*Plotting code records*
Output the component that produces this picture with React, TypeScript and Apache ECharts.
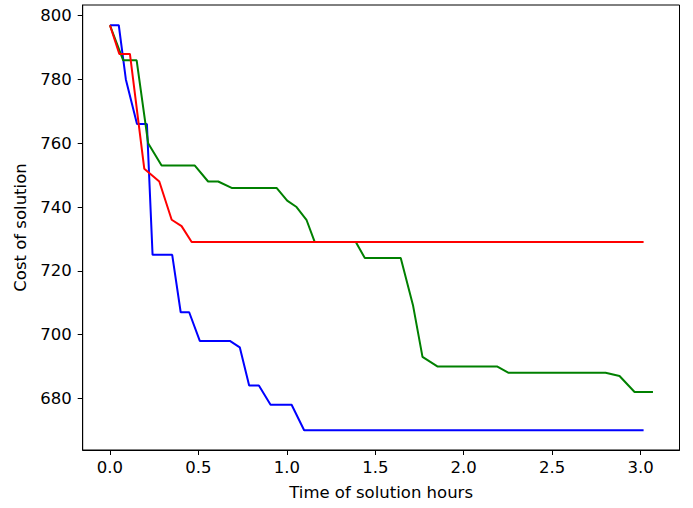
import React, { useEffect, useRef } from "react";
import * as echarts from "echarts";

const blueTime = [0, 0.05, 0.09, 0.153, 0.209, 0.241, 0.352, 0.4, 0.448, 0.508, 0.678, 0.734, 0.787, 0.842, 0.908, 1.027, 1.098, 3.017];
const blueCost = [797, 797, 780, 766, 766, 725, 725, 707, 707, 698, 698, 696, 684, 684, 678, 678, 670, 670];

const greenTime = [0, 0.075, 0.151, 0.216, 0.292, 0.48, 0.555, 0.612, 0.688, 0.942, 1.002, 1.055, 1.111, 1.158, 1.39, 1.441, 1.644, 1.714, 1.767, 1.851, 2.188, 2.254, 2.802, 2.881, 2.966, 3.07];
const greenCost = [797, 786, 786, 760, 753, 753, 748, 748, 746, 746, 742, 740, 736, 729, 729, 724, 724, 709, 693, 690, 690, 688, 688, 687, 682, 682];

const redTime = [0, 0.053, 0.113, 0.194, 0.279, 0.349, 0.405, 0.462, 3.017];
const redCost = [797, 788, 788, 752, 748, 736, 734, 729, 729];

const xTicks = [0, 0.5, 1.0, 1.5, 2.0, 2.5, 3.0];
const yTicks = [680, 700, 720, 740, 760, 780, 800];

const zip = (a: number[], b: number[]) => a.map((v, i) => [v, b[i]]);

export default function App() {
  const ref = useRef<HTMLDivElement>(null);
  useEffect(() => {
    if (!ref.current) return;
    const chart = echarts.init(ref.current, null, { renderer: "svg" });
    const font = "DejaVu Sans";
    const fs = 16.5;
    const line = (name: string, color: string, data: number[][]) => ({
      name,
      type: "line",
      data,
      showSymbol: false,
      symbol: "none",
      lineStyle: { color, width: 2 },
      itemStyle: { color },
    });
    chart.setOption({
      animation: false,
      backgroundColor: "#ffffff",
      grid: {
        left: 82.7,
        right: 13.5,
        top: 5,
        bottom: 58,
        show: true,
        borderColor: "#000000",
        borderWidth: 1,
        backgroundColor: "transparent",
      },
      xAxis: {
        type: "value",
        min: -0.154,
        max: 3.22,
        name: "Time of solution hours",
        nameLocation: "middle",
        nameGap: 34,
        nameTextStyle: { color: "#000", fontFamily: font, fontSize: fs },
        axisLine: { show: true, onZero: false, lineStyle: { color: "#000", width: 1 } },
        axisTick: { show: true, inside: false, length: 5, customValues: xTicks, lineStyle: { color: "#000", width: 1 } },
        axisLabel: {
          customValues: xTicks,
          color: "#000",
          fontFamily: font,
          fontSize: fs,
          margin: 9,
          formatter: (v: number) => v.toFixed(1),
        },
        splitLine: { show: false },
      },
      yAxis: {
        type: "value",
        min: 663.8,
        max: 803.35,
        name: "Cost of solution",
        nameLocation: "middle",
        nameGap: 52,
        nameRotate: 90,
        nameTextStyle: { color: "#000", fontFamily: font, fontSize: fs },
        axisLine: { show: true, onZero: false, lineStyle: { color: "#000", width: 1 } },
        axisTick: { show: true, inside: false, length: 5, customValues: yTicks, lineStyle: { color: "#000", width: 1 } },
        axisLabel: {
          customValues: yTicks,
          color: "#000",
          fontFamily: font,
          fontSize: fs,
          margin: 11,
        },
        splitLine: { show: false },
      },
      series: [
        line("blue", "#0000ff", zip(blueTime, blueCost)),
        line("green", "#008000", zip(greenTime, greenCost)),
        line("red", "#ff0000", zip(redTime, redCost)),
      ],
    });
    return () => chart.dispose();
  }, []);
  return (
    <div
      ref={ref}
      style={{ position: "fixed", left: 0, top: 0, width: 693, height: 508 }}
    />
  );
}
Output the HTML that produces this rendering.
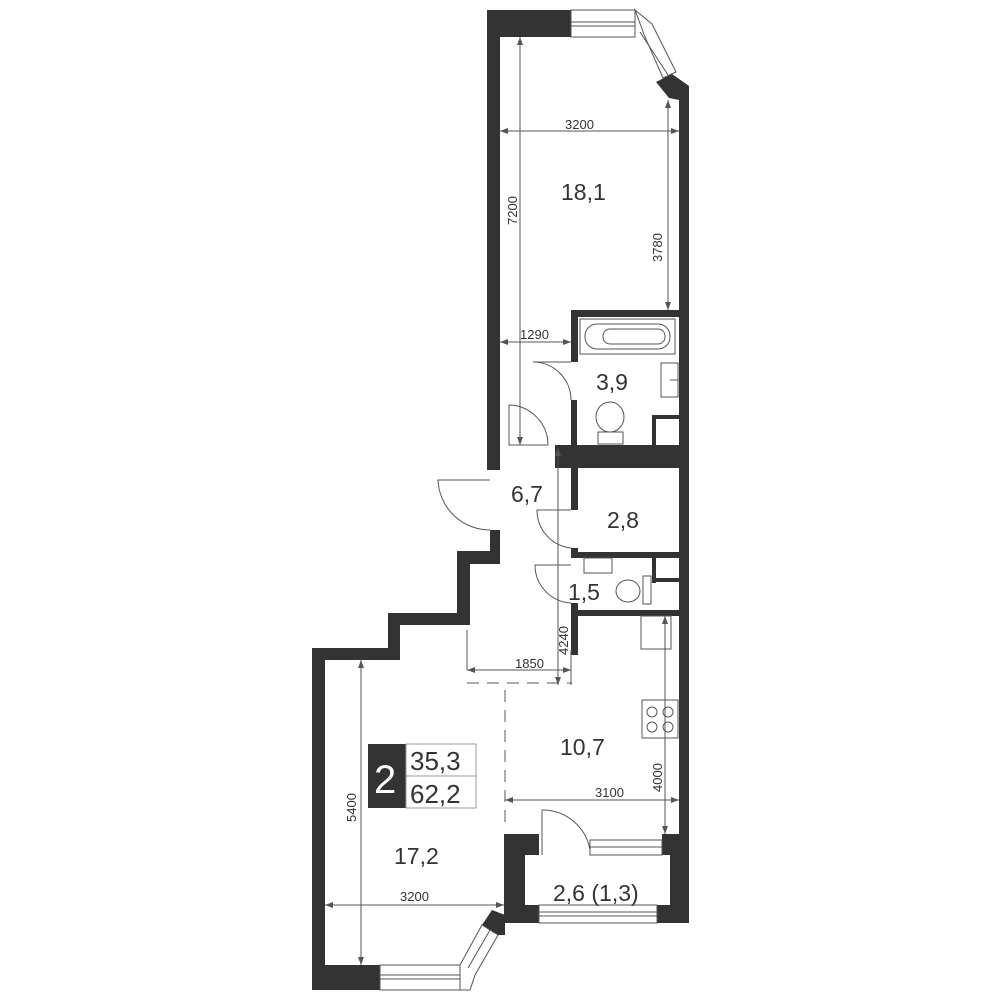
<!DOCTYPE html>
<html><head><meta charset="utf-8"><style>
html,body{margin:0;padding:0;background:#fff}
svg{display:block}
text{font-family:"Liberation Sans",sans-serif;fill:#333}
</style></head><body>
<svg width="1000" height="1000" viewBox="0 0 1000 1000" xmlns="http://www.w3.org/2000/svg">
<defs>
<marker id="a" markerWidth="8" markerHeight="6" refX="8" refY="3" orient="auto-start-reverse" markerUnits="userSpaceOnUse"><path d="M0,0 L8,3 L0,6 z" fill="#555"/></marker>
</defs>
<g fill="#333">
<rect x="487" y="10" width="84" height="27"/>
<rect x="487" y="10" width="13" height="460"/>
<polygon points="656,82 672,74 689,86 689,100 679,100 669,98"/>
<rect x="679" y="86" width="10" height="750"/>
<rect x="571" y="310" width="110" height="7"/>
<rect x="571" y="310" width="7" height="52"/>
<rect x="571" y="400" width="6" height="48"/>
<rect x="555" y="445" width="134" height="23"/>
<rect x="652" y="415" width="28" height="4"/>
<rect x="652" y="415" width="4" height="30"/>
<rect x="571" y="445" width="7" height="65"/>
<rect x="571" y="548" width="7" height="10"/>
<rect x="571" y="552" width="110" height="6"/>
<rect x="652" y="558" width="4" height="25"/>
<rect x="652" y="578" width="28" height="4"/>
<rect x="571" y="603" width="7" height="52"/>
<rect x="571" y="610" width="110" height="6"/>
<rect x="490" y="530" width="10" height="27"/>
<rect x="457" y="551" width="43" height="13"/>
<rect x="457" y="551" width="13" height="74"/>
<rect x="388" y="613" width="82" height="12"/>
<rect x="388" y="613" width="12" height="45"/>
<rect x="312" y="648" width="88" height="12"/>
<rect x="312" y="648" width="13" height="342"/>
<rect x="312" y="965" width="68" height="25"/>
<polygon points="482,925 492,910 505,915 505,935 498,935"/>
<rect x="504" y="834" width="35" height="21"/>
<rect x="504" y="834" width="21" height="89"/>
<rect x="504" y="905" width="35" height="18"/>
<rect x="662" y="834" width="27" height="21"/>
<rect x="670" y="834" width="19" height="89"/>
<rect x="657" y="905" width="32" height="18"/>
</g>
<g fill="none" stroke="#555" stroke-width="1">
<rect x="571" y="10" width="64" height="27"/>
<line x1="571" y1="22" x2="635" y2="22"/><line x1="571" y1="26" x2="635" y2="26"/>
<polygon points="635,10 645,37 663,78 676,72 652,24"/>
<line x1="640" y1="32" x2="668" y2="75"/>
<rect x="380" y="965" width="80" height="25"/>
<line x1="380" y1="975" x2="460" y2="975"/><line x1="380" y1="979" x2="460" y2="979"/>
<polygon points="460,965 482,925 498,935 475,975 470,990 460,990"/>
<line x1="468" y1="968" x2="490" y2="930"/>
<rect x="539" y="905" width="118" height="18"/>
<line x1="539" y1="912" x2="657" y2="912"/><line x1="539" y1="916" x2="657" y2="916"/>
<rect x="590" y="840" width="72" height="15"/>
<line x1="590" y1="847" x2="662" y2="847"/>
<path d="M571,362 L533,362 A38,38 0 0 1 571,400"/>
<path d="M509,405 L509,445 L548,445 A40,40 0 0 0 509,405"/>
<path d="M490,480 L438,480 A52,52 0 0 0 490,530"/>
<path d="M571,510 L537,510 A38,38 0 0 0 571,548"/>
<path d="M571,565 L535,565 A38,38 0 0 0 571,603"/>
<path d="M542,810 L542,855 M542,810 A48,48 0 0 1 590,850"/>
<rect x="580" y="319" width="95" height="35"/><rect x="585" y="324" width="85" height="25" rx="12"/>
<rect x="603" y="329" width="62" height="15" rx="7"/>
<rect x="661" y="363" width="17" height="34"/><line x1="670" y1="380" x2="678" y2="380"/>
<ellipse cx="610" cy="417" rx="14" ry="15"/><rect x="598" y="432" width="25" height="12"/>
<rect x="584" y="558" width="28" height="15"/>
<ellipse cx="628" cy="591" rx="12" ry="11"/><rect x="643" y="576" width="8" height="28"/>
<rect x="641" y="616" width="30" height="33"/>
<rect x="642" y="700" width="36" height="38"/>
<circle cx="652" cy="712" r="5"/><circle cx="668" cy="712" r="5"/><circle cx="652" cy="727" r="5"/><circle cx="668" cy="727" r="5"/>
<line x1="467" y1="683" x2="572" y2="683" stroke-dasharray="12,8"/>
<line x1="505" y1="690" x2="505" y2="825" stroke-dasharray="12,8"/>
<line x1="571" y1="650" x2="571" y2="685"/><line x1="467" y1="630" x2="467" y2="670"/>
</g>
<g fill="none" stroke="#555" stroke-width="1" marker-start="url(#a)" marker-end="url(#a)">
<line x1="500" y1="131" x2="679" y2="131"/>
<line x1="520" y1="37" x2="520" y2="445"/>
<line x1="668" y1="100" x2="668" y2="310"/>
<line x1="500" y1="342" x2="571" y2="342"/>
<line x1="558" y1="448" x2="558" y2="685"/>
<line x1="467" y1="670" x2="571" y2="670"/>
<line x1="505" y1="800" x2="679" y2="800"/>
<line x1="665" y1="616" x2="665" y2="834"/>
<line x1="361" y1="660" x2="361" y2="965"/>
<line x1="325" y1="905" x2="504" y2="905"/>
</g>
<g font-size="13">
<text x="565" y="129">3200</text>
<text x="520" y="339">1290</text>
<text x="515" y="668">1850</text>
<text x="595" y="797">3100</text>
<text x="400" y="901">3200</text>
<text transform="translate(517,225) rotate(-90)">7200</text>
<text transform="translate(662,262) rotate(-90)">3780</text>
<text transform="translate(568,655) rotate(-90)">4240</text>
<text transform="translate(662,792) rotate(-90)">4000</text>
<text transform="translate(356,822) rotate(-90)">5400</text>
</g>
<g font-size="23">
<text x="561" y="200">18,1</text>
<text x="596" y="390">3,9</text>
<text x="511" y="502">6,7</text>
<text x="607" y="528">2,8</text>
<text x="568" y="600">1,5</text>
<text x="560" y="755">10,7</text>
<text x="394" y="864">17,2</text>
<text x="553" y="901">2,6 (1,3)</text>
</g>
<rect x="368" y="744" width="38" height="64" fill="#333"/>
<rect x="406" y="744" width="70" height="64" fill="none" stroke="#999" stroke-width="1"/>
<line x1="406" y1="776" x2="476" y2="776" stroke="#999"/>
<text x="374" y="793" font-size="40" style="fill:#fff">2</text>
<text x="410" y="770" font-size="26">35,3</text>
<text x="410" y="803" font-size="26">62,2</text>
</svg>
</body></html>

*Task to carry out*
Count each line above in which the string "that" appears, then state only the total.

*Correct answer*
2